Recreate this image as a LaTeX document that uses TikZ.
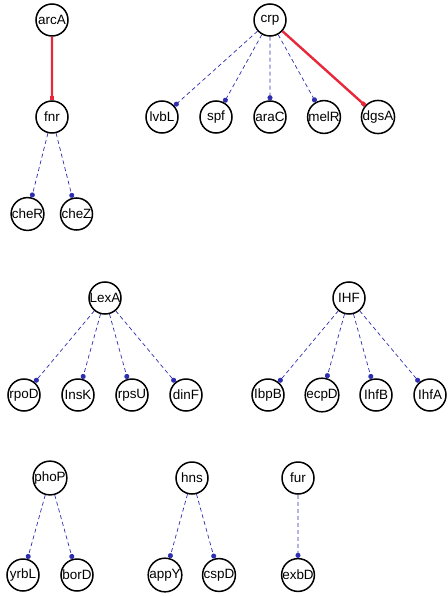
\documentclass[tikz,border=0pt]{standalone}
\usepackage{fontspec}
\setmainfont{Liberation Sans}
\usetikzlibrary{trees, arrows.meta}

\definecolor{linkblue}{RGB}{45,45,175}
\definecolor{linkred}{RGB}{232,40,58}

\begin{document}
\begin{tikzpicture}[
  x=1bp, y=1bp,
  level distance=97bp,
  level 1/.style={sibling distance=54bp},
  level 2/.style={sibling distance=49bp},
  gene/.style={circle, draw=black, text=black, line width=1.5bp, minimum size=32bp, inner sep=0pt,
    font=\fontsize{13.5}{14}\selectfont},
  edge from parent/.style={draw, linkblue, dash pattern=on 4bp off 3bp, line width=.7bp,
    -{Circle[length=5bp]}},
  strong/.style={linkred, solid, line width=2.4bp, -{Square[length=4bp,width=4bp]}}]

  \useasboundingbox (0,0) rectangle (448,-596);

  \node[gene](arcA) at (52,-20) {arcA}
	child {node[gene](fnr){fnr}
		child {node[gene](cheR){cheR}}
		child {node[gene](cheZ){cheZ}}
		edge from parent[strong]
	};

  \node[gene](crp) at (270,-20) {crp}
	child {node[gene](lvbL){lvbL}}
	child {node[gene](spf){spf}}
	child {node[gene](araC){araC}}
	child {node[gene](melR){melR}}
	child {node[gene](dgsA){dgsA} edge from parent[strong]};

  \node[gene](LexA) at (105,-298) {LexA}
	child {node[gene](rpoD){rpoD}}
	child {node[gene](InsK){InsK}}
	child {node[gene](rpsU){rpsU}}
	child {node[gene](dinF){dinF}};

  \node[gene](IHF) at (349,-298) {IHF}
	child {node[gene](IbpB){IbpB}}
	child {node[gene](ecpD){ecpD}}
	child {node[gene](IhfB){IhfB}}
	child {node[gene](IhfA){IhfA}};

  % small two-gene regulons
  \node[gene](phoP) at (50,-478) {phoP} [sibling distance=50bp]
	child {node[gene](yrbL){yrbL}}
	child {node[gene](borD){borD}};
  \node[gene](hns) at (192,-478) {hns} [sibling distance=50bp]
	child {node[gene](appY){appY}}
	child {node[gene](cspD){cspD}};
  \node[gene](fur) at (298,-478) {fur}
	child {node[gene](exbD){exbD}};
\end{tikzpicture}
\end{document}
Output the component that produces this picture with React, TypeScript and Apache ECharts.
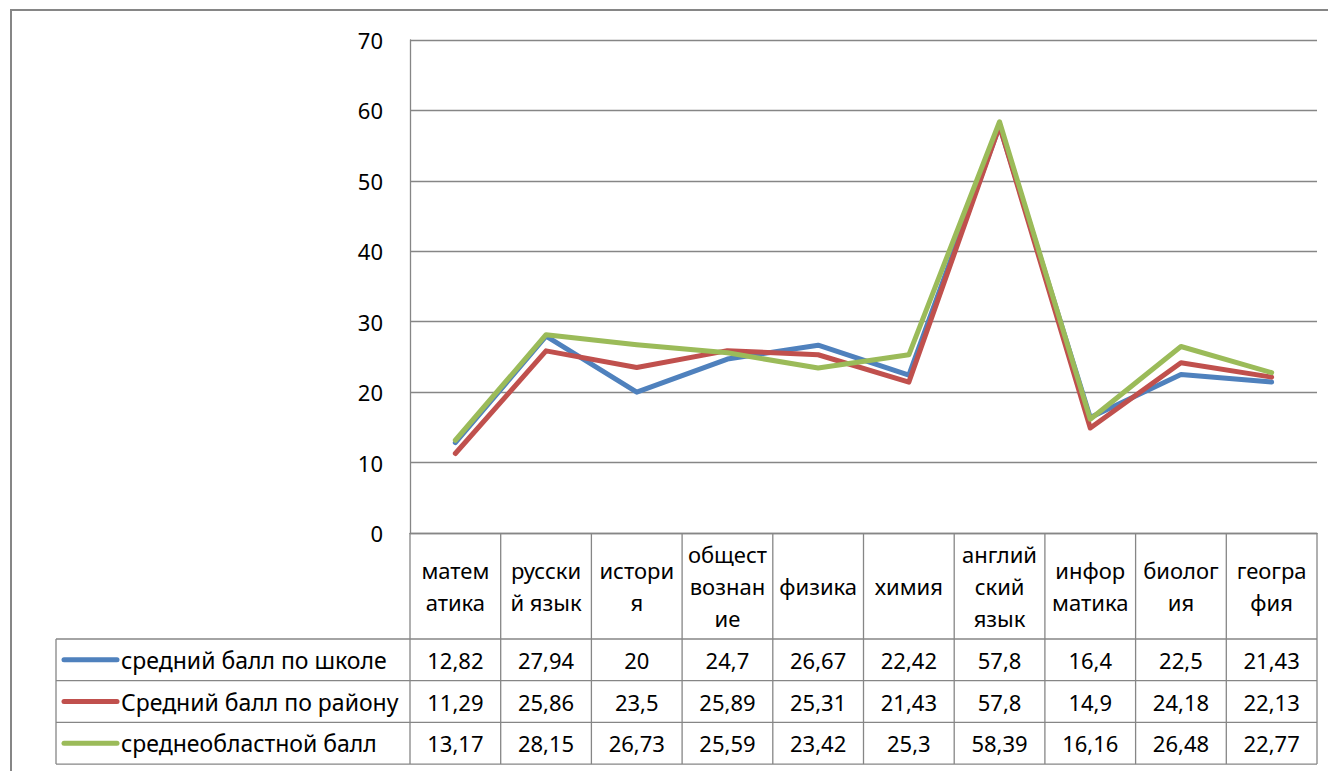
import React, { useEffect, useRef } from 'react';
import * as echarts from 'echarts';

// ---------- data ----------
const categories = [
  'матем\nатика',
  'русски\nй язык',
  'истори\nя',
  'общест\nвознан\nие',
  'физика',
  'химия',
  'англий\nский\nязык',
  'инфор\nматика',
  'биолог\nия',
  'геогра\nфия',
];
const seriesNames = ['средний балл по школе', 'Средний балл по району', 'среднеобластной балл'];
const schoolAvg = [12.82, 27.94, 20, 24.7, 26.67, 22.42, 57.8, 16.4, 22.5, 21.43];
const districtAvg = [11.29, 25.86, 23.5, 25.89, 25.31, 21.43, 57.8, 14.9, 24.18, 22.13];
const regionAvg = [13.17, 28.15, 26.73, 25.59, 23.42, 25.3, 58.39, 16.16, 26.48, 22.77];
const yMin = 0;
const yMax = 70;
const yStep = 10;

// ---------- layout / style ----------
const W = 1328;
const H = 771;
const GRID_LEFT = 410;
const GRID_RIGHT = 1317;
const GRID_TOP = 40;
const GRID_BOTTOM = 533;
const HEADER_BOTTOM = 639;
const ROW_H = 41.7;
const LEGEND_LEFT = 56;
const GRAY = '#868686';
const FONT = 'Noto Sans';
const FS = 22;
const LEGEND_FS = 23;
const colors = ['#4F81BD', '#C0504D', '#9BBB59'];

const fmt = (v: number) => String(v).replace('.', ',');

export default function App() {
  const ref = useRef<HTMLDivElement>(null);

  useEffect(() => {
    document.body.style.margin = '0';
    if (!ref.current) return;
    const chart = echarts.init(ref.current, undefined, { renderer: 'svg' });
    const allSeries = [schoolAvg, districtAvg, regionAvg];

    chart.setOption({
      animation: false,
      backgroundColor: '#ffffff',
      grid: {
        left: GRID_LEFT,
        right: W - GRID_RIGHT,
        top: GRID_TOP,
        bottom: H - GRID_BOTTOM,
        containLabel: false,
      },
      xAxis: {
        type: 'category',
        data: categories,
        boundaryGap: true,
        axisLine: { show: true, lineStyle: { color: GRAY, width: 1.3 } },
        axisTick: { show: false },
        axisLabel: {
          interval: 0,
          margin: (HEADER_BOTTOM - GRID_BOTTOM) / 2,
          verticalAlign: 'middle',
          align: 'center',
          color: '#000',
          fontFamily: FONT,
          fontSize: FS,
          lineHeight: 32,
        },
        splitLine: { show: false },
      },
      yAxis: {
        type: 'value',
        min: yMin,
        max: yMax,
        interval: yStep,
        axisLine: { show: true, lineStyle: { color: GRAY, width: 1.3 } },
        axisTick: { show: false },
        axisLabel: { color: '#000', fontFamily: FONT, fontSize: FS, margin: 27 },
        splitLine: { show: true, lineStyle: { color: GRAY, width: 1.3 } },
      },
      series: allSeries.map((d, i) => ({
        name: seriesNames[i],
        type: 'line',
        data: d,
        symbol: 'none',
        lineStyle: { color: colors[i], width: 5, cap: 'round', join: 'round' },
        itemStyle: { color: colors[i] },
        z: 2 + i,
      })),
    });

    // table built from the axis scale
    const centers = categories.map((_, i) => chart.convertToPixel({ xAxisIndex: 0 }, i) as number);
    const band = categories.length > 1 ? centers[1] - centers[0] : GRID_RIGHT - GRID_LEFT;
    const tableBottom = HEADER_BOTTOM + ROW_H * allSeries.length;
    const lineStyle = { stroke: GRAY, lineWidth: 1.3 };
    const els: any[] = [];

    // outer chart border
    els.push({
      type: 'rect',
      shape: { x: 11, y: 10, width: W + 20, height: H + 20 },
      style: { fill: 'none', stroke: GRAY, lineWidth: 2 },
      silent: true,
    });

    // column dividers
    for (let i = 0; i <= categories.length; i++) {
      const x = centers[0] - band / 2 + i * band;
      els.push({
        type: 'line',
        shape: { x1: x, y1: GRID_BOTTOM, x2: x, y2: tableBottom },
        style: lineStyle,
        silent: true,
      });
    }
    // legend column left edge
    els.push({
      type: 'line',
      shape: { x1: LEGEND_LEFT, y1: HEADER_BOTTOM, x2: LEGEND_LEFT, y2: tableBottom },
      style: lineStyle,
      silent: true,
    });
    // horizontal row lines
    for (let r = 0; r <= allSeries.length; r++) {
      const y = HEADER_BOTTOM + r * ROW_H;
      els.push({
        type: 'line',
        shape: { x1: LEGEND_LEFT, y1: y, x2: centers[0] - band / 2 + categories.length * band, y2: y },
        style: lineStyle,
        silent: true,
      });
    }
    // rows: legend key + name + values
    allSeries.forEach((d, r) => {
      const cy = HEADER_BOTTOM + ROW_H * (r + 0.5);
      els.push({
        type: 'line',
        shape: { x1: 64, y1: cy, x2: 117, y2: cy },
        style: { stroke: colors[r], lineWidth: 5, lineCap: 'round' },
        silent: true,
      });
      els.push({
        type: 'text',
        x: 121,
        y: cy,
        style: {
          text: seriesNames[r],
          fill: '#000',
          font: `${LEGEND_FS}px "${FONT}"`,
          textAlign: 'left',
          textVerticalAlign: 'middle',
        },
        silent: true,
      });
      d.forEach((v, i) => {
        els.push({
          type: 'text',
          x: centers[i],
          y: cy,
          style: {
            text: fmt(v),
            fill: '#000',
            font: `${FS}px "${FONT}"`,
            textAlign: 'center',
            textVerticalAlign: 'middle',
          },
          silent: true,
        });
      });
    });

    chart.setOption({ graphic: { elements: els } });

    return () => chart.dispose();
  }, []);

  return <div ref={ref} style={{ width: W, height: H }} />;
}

PROBLEM:
Give back, unchanged, each line from the one containing "Output the component" through the one containing "const allSeries = [schoolAvg, districtAvg, regionAvg];". Pictures are to be left out.

EXERCISE OUTPUT:
Output the component that produces this picture with React, TypeScript and Apache ECharts.
import React, { useEffect, useRef } from 'react';
import * as echarts from 'echarts';

// ---------- data ----------
const categories = [
  'матем\nатика',
  'русски\nй язык',
  'истори\nя',
  'общест\nвознан\nие',
  'физика',
  'химия',
  'англий\nский\nязык',
  'инфор\nматика',
  'биолог\nия',
  'геогра\nфия',
];
const seriesNames = ['средний балл по школе', 'Средний балл по району', 'среднеобластной балл'];
const schoolAvg = [12.82, 27.94, 20, 24.7, 26.67, 22.42, 57.8, 16.4, 22.5, 21.43];
const districtAvg = [11.29, 25.86, 23.5, 25.89, 25.31, 21.43, 57.8, 14.9, 24.18, 22.13];
const regionAvg = [13.17, 28.15, 26.73, 25.59, 23.42, 25.3, 58.39, 16.16, 26.48, 22.77];
const yMin = 0;
const yMax = 70;
const yStep = 10;

// ---------- layout / style ----------
const W = 1328;
const H = 771;
const GRID_LEFT = 410;
const GRID_RIGHT = 1317;
const GRID_TOP = 40;
const GRID_BOTTOM = 533;
const HEADER_BOTTOM = 639;
const ROW_H = 41.7;
const LEGEND_LEFT = 56;
const GRAY = '#868686';
const FONT = 'Noto Sans';
const FS = 22;
const LEGEND_FS = 23;
const colors = ['#4F81BD', '#C0504D', '#9BBB59'];

const fmt = (v: number) => String(v).replace('.', ',');

export default function App() {
  const ref = useRef<HTMLDivElement>(null);

  useEffect(() => {
    document.body.style.margin = '0';
    if (!ref.current) return;
    const chart = echarts.init(ref.current, undefined, { renderer: 'svg' });
    const allSeries = [schoolAvg, districtAvg, regionAvg];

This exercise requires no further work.